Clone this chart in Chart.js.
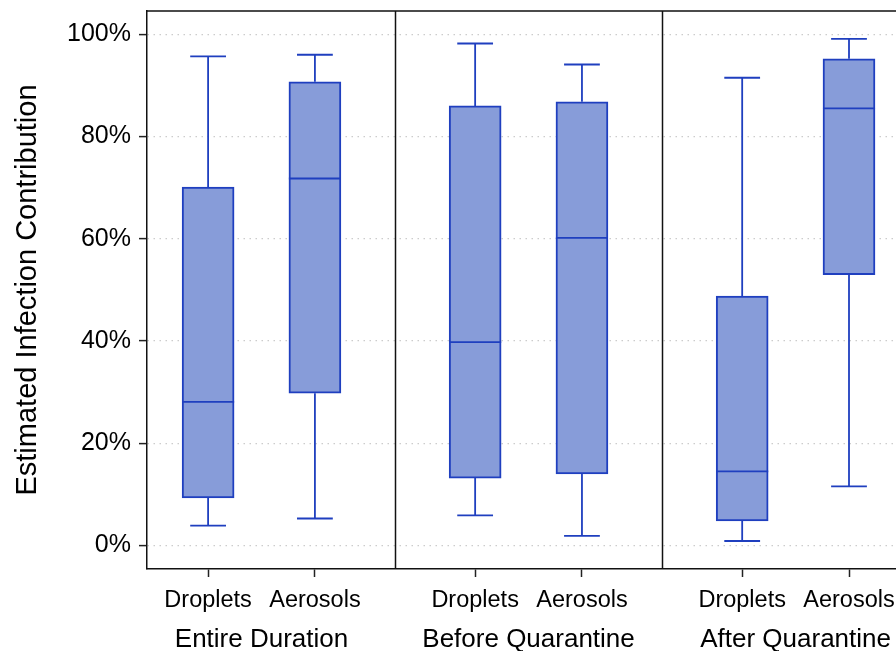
<!DOCTYPE html>
<html>
<head>
<meta charset="utf-8">
<script src="https://cdn.jsdelivr.net/npm/chart.js@4"></script>
<style>
  html, body { margin: 0; padding: 0; background: #fff; }
  #wrap { width: 896px; height: 651px; }
</style>
</head>
<body>
<div id="wrap"><canvas id="boxChart"></canvas></div>
<script>
// groups (panels) and the two categories in each
const groups = ["Entire Duration", "Before Quarantine", "After Quarantine"];
const categories = ["Droplets", "Aerosols"];

// box stats per group, order: Droplets, Aerosols (percent)
const whiskerLow = [[3.9, 5.3], [5.9, 1.9], [0.9, 11.6]];
const q1 = [[9.3, 29.8], [13.2, 14.0], [4.8, 53.0]];
const median = [[28.1, 71.8], [39.8, 60.2], [14.5, 85.5]];
const q3 = [[70.1, 90.7], [86.0, 86.8], [48.8, 95.2]];
const whiskerHigh = [[95.7, 96.0], [98.2, 94.1], [91.5, 99.1]];

const yTicks = [0, 20, 40, 60, 80, 100];

// x positions inside each panel (panel i spans [i, i+1])
const catOffset = [0.3, 0.7];

const fillColor = "#879cd9";
const lineColor = "#1f3fbf";
const font = "'Liberation Sans', Arial, sans-serif";

const boxPoints = [];
const tickPos = [];
const tickText = [];
groups.forEach(function (g, gi) {
  categories.forEach(function (c, ci) {
    const x = gi + catOffset[ci];
    boxPoints.push({ x: x, y: [q1[gi][ci], q3[gi][ci]], gi: gi, ci: ci });
    tickPos.push(x);
    tickText.push(c);
  });
});

function noPad(scale) {
  scale.paddingTop = 0;
  scale.paddingBottom = 0;
  scale.paddingLeft = 0;
  scale.paddingRight = 0;
}

const whiskerPlugin = {
  id: "whiskers",
  afterDatasetsDraw(chart) {
    const ctx = chart.ctx;
    const xs = chart.scales.x;
    const ys = chart.scales.y;
    const area = chart.chartArea;
    ctx.save();
    ctx.strokeStyle = lineColor;
    ctx.lineWidth = 1.8;
    boxPoints.forEach(function (p) {
      const gi = p.gi, ci = p.ci;
      const px = xs.getPixelForValue(p.x);
      const halfCap = xs.getPixelForValue(p.x + 0.067) - px;
      const halfBox = xs.getPixelForValue(p.x + 0.0975) - px;
      const yLo = ys.getPixelForValue(whiskerLow[gi][ci]);
      const yQ1 = ys.getPixelForValue(q1[gi][ci]);
      const yQ3 = ys.getPixelForValue(q3[gi][ci]);
      const yHi = ys.getPixelForValue(whiskerHigh[gi][ci]);
      const yMed = ys.getPixelForValue(median[gi][ci]);
      ctx.beginPath();
      ctx.moveTo(px, yQ3); ctx.lineTo(px, yHi);
      ctx.moveTo(px - halfCap, yHi); ctx.lineTo(px + halfCap, yHi);
      ctx.moveTo(px, yQ1); ctx.lineTo(px, yLo);
      ctx.moveTo(px - halfCap, yLo); ctx.lineTo(px + halfCap, yLo);
      ctx.moveTo(px - halfBox, yMed); ctx.lineTo(px + halfBox, yMed);
      ctx.stroke();
    });
    // panel frame: top line and dividers
    ctx.strokeStyle = "#111";
    ctx.lineWidth = 1.5;
    ctx.beginPath();
    ctx.moveTo(area.left, area.top); ctx.lineTo(area.right, area.top);
    for (let i = 1; i < groups.length; i++) {
      const dx = Math.round(xs.getPixelForValue(i)) + 0.5;
      ctx.moveTo(dx, area.top); ctx.lineTo(dx, area.bottom);
    }
    ctx.stroke();
    ctx.restore();
  }
};

new Chart(document.getElementById("boxChart"), {
  type: "bar",
  data: {
    datasets: [{
      data: boxPoints,
      backgroundColor: fillColor,
      borderColor: lineColor,
      borderWidth: 2,
      borderSkipped: false,
      barThickness: 52
    }]
  },
  options: {
    responsive: true,
    maintainAspectRatio: false,
    animation: false,
    layout: { padding: { top: 11, left: 11, right: 0, bottom: 0 } },
    plugins: { legend: { display: false }, tooltip: { enabled: false } },
    scales: {
      x: {
        type: "linear",
        offset: false,
        min: 0.0712,
        max: 2.876,
        afterBuildTicks: function (scale) {
          scale.ticks = tickPos.map(function (v) { return { value: v }; });
        },
        afterFit: function (scale) { scale.height = 45; noPad(scale); },
        ticks: {
          autoSkip: false,
          maxRotation: 0,
          padding: 9,
          color: "#000",
          font: { family: font, size: 23.5 },
          callback: function (value, index) { return tickText[index]; }
        },
        grid: { offset: false, drawOnChartArea: false, tickLength: 8, tickColor: "#222", tickWidth: 1.5 },
        border: { color: "#111", width: 1.5 }
      },
      x2: {
        type: "linear",
        position: "bottom",
        offset: false,
        min: 0.0712,
        max: 2.876,
        afterBuildTicks: function (scale) {
          scale.ticks = groups.map(function (g, i) { return { value: i + 0.5 }; });
        },
        afterFit: function (scale) { scale.height = 37; noPad(scale); },
        ticks: {
          autoSkip: false,
          maxRotation: 0,
          padding: 10,
          color: "#000",
          font: { family: font, size: 26 },
          callback: function (value, index) { return groups[index]; }
        },
        grid: { display: false, drawTicks: false },
        border: { display: false }
      },
      y: {
        min: -4.58,
        max: 104.56,
        afterBuildTicks: function (scale) {
          scale.ticks = yTicks.map(function (v) { return { value: v }; });
        },
        afterFit: function (scale) { scale.width = 136; noPad(scale); },
        ticks: {
          padding: 8,
          color: "#000",
          font: { family: font, size: 25 },
          callback: function (value) { return value + "%"; }
        },
        grid: {
          color: "#cccccc",
          lineWidth: 1.2,
          tickLength: 8,
          tickColor: "#222",
          tickWidth: 1.5,
          tickBorderDash: []
        },
        border: { color: "#111", width: 1.5, dash: [1.5, 4.5] },
        title: {
          display: true,
          text: "Estimated Infection Contribution",
          color: "#000",
          padding: 0,
          font: { family: font, size: 29 }
        }
      }
    }
  },
  plugins: [whiskerPlugin]
});
</script>
</body>
</html>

_What you need to do_
Transcribe the material exactly, leaving every picture out.

_Written answer_
Clone this chart in Chart.js.
<!DOCTYPE html>
<html>
<head>
<meta charset="utf-8">
<script src="https://cdn.jsdelivr.net/npm/chart.js@4"></script>
<style>
  html, body { margin: 0; padding: 0; background: #fff; }
  #wrap { width: 896px; height: 651px; }
</style>
</head>
<body>
<div id="wrap"><canvas id="boxChart"></canvas></div>
<script>
// groups (panels) and the two categories in each
const groups = ["Entire Duration", "Before Quarantine", "After Quarantine"];
const categories = ["Droplets", "Aerosols"];

// box stats per group, order: Droplets, Aerosols (percent)
const whiskerLow = [[3.9, 5.3], [5.9, 1.9], [0.9, 11.6]];
const q1 = [[9.3, 29.8], [13.2, 14.0], [4.8, 53.0]];
const median = [[28.1, 71.8], [39.8, 60.2], [14.5, 85.5]];
const q3 = [[70.1, 90.7], [86.0, 86.8], [48.8, 95.2]];
const whiskerHigh = [[95.7, 96.0], [98.2, 94.1], [91.5, 99.1]];

const yTicks = [0, 20, 40, 60, 80, 100];

// x positions inside each panel (panel i spans [i, i+1])
const catOffset = [0.3, 0.7];

const fillColor = "#879cd9";
const lineColor = "#1f3fbf";
const font = "'Liberation Sans', Arial, sans-serif";

const boxPoints = [];
const tickPos = [];
const tickText = [];
groups.forEach(function (g, gi) {
  categories.forEach(function (c, ci) {
    const x = gi + catOffset[ci];
    boxPoints.push({ x: x, y: [q1[gi][ci], q3[gi][ci]], gi: gi, ci: ci });
    tickPos.push(x);
    tickText.push(c);
  });
});

function noPad(scale) {
  scale.paddingTop = 0;
  scale.paddingBottom = 0;
  scale.paddingLeft = 0;
  scale.paddingRight = 0;
}

const whiskerPlugin = {
  id: "whiskers",
  afterDatasetsDraw(chart) {
    const ctx = chart.ctx;
    const xs = chart.scales.x;
    const ys = chart.scales.y;
    const area = chart.chartArea;
    ctx.save();
    ctx.strokeStyle = lineColor;
    ctx.lineWidth = 1.8;
    boxPoints.forEach(function (p) {
      const gi = p.gi, ci = p.ci;
      const px = xs.getPixelForValue(p.x);
      const halfCap = xs.getPixelForValue(p.x + 0.067) - px;
      const halfBox = xs.getPixelForValue(p.x + 0.0975) - px;
      const yLo = ys.getPixelForValue(whiskerLow[gi][ci]);
      const yQ1 = ys.getPixelForValue(q1[gi][ci]);
      const yQ3 = ys.getPixelForValue(q3[gi][ci]);
      const yHi = ys.getPixelForValue(whiskerHigh[gi][ci]);
      const yMed = ys.getPixelForValue(median[gi][ci]);
      ctx.beginPath();
      ctx.moveTo(px, yQ3); ctx.lineTo(px, yHi);
      ctx.moveTo(px - halfCap, yHi); ctx.lineTo(px + halfCap, yHi);
      ctx.moveTo(px, yQ1); ctx.lineTo(px, yLo);
      ctx.moveTo(px - halfCap, yLo); ctx.lineTo(px + halfCap, yLo);
      ctx.moveTo(px - halfBox, yMed); ctx.lineTo(px + halfBox, yMed);
      ctx.stroke();
    });
    // panel frame: top line and dividers
    ctx.strokeStyle = "#111";
    ctx.lineWidth = 1.5;
    ctx.beginPath();
    ctx.moveTo(area.left, area.top); ctx.lineTo(area.right, area.top);
    for (let i = 1; i < groups.length; i++) {
      const dx = Math.round(xs.getPixelForValue(i)) + 0.5;
      ctx.moveTo(dx, area.top); ctx.lineTo(dx, area.bottom);
    }
    ctx.stroke();
    ctx.restore();
  }
};

new Chart(document.getElementById("boxChart"), {
  type: "bar",
  data: {
    datasets: [{
      data: boxPoints,
      backgroundColor: fillColor,
      borderColor: lineColor,
      borderWidth: 2,
      borderSkipped: false,
      barThickness: 52
    }]
  },
  options: {
    responsive: true,
    maintainAspectRatio: false,
    animation: false,
    layout: { padding: { top: 11, left: 11, right: 0, bottom: 0 } },
    plugins: { legend: { display: false }, tooltip: { enabled: false } },
    scales: {
      x: {
        type: "linear",
        offset: false,
        min: 0.0712,
        max: 2.876,
        afterBuildTicks: function (scale) {
          scale.ticks = tickPos.map(function (v) { return { value: v }; });
        },
        afterFit: function (scale) { scale.height = 45; noPad(scale); },
        ticks: {
          autoSkip: false,
          maxRotation: 0,
          padding: 9,
          color: "#000",
          font: { family: font, size: 23.5 },
          callback: function (value, index) { return tickText[index]; }
        },
        grid: { offset: false, drawOnChartArea: false, tickLength: 8, tickColor: "#222", tickWidth: 1.5 },
        border: { color: "#111", width: 1.5 }
      },
      x2: {
        type: "linear",
        position: "bottom",
        offset: false,
        min: 0.0712,
        max: 2.876,
        afterBuildTicks: function (scale) {
          scale.ticks = groups.map(function (g, i) { return { value: i + 0.5 }; });
        },
        afterFit: function (scale) { scale.height = 37; noPad(scale); },
        ticks: {
          autoSkip: false,
          maxRotation: 0,
          padding: 10,
          color: "#000",
          font: { family: font, size: 26 },
          callback: function (value, index) { return groups[index]; }
        },
        grid: { display: false, drawTicks: false },
        border: { display: false }
      },
      y: {
        min: -4.58,
        max: 104.56,
        afterBuildTicks: function (scale) {
          scale.ticks = yTicks.map(function (v) { return { value: v }; });
        },
        afterFit: function (scale) { scale.width = 136; noPad(scale); },
        ticks: {
          padding: 8,
          color: "#000",
          font: { family: font, size: 25 },
          callback: function (value) { return value + "%"; }
        },
        grid: {
          color: "#cccccc",
          lineWidth: 1.2,
          tickLength: 8,
          tickColor: "#222",
          tickWidth: 1.5,
          tickBorderDash: []
        },
        border: { color: "#111", width: 1.5, dash: [1.5, 4.5] },
        title: {
          display: true,
          text: "Estimated Infection Contribution",
          color: "#000",
          padding: 0,
          font: { family: font, size: 29 }
        }
      }
    }
  },
  plugins: [whiskerPlugin]
});
</script>
</body>
</html>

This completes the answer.